EVANSVILLE, Ind. (AP) — An Indiana woman’s lawsuit alleging that Evansville police violated her constitutional right against unreasonable search and seizure when they raided her home will now proceed to trial after the U.S. Supreme Court declined to hear the city’s appeal.
The Evansville Courier & Press reports that the high court’s decision Monday lets stand a federal appeals court’s ruling in Louise Milan’s lawsuit over a 2012 SWAT raid on the then 68-year-old woman’s home. The federal appeals court found in August 2015 that the Evansville Police Department “committed too many mistakes” to be shielded from liability in the case.
According to federal court records, the Supreme Court denied the city’s petition to hear its appeal on Monday.
Police claim they were investigating threats made against the police department on an online message board, but no evidence was found in Milan’s home.
City attorney Keith Vonderahe said the court’s denial was disappointing but wasn’t a loss.

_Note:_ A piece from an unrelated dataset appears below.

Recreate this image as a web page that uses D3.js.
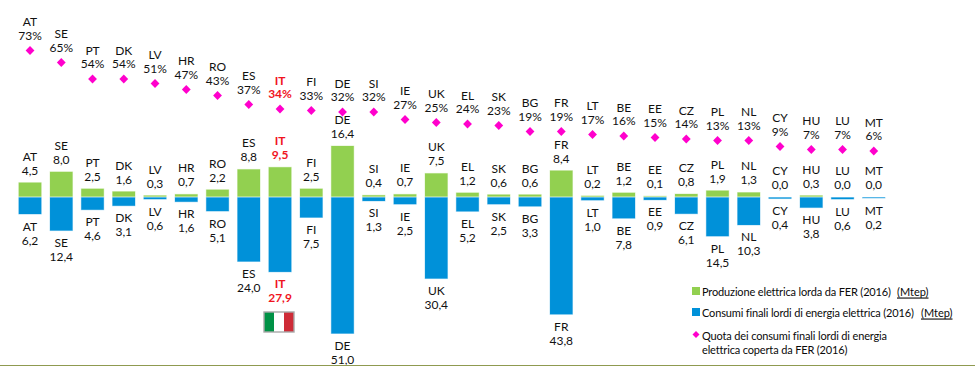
<!DOCTYPE html>
<html>
<head>
<meta charset="utf-8">
<script src="https://cdn.jsdelivr.net/npm/d3@7"></script>
<style>
  html, body { margin:0; padding:0; background:#fff; }
  svg { display:block; }
  text { font-family: Lato, "Open Sans", sans-serif; font-size:12px; fill:#111; }
  .red { fill:#f0141e; font-weight:700; }
  .leg { font-size:11px; fill:#0a0a0a; letter-spacing:-0.15px; }
  .unit { letter-spacing:0; }
</style>
</head>
<body>
<div id="chart"></div>
<script>
const paesi = ["AT","SE","PT","DK","LV","HR","RO","ES","IT","FI","DE","SI","IE","UK","EL","SK","BG","FR","LT","BE","EE","CZ","PL","NL","CY","HU","LU","MT"];
const quota = [73,65,54,54,51,47,43,37,34,33,32,32,27,25,24,23,19,19,17,16,15,14,13,13,9,7,7,6];
const produzione = [4.5,8.0,2.5,1.6,0.3,0.7,2.2,8.8,9.5,2.5,16.4,0.4,0.7,7.5,1.2,0.6,0.6,8.4,0.2,1.2,0.1,0.8,1.9,1.3,0.0,0.3,0.0,0.0];
const consumi = [6.2,12.4,4.6,3.1,0.6,1.6,5.1,24.0,27.9,7.5,51.0,1.3,2.5,30.4,5.2,2.5,3.3,43.8,1.0,7.8,0.9,6.1,14.5,10.3,0.4,3.8,0.6,0.2];

const W = 975, H = 366;
const VERDE = "#92d050", BLU = "#0091d9", ROSA = "#ff00cc";
const fmt = d3.formatLocale({decimal:",", thousands:".", grouping:[3], currency:["","€"]}).format(".1f");

const svg = d3.select("#chart").append("svg").attr("width", W).attr("height", H);

// banda di 31.25px per paese, centri da x=30 a x=874
const x = d3.scaleBand().domain(paesi).range([14.4, 889.4]).paddingInner(0.28).paddingOuter(0.14);
const cx = p => x(p) + x.bandwidth()/2;

// le due serie non hanno la stessa scala nell'originale
const base = 197;
const yUp = d3.scaleLinear().domain([0,16.4]).range([base-0.5, 146]);
const yDown = d3.scaleLinear().domain([0,51]).range([base+0.5, 333.5]);
const yQuota = d3.scaleLinear().domain([0,100]).range([160, 10]);

const data = paesi.map((p,i) => ({p, q:quota[i], prod:produzione[i], cons:consumi[i]}));
const cls = d => d.p === "IT" ? "red" : null;

// barre, bordo tenue come nell'immagine
svg.selectAll(".prod").data(data).join("rect").attr("class","prod")
  .attr("x", d => x(d.p)).attr("width", x.bandwidth())
  .attr("y", d => yUp(d.prod)).attr("height", d => yUp(0) - yUp(d.prod))
  .attr("fill", VERDE).attr("stroke", VERDE).attr("stroke-opacity", 0.3);
svg.selectAll(".cons").data(data).join("rect").attr("class","cons")
  .attr("x", d => x(d.p)).attr("width", x.bandwidth())
  .attr("y", yDown(0)).attr("height", d => yDown(d.cons) - yDown(0))
  .attr("fill", BLU).attr("stroke", BLU).attr("stroke-opacity", 0.3);

// rombi
svg.selectAll(".rombo").data(data).join("path").attr("class","rombo")
  .attr("d", "M0,-4.4L4.4,0L0,4.4L-4.4,0Z")
  .attr("transform", d => `translate(${cx(d.p)},${yQuota(d.q)})`)
  .attr("fill", ROSA);

// etichette: due righe per ogni serie
function etichetta(getY1, getY2, getVal) {
  const g = svg.append("g").attr("text-anchor","middle").attr("dominant-baseline","central");
  g.selectAll(".cod").data(data).join("text")
    .attr("class", cls).attr("x", d => cx(d.p)).attr("y", getY1).text(d => d.p);
  g.selectAll(".val").data(data).join("text")
    .attr("class", cls).attr("x", d => cx(d.p)).attr("y", getY2).text(getVal);
}
etichetta(d => yQuota(d.q)-29, d => yQuota(d.q)-15.5, d => d.q + "%");
etichetta(d => yUp(d.prod)-26.5, d => yUp(d.prod)-12.5, d => fmt(d.prod));
etichetta(d => yDown(d.cons)+12, d => yDown(d.cons)+26, d => fmt(d.cons));

// bandiera sotto IT
const flag = svg.append("g").attr("transform","translate(264,312)");
flag.selectAll("rect").data(["#009246","#ffffff","#ce2b37"]).join("rect")
  .attr("x",(d,i)=>i*10).attr("width",10).attr("height",20).attr("fill",d=>d);
flag.append("rect").attr("width",30).attr("height",20).attr("fill","none").attr("stroke","#a8a8a8").attr("stroke-width",1.4);

// legenda
const legenda = svg.append("g").attr("dominant-baseline","central");
legenda.append("rect").attr("x",692).attr("y",287).attr("width",8).attr("height",8).attr("fill",VERDE);
legenda.append("rect").attr("x",692).attr("y",308).attr("width",8).attr("height",8).attr("fill",BLU);
legenda.append("path").attr("d","M0,-3.5L3.5,0L0,3.5L-3.5,0Z").attr("transform","translate(696,334.5)").attr("fill",ROSA);
const righe = [
  [702,291,"Produzione elettrica lorda da FER (2016)"],
  [702,312,"Consumi finali lordi di energia elettrica (2016)"],
  [702,335,"Quota dei consumi finali lordi di energia"],
  [702,349,"elettrica coperta da FER (2016)"]
];
legenda.selectAll(".riga").data(righe).join("text").attr("class","leg riga")
  .attr("x",d=>d[0]).attr("y",d=>d[1]).text(d=>d[2]);
legenda.selectAll(".unit").data([[897,291],[921,312]]).join("text").attr("class","leg unit")
  .attr("x",d=>d[0]).attr("y",d=>d[1]).attr("text-decoration","underline").text("(Mtep)");

// riga in fondo
svg.append("line").attr("x1",0).attr("x2",W).attr("y1",365.5).attr("y2",365.5)
  .attr("stroke","#8f9a50").attr("stroke-width",1);
</script>
</body>
</html>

“It doesn’t mean we’ve lost the lawsuit. The denial means that there’s a question of fact as to whether or not the use of the flash-bang devices was excessive force or not. That’s what this case comes down to,” Vonderahe said.
He said the city will participate in any scheduled settlement hearings, but he thinks the courts will ultimately side with the city.
Milan’s attorney, Kyle Biesecker, said the lawsuit will likely head to a jury trial.
The most recent trial date in March was vacated awaiting the Supreme Court’s decision. Biesecker said the courts will have to choose a new date, which will likely include a final pretrial settlement conference.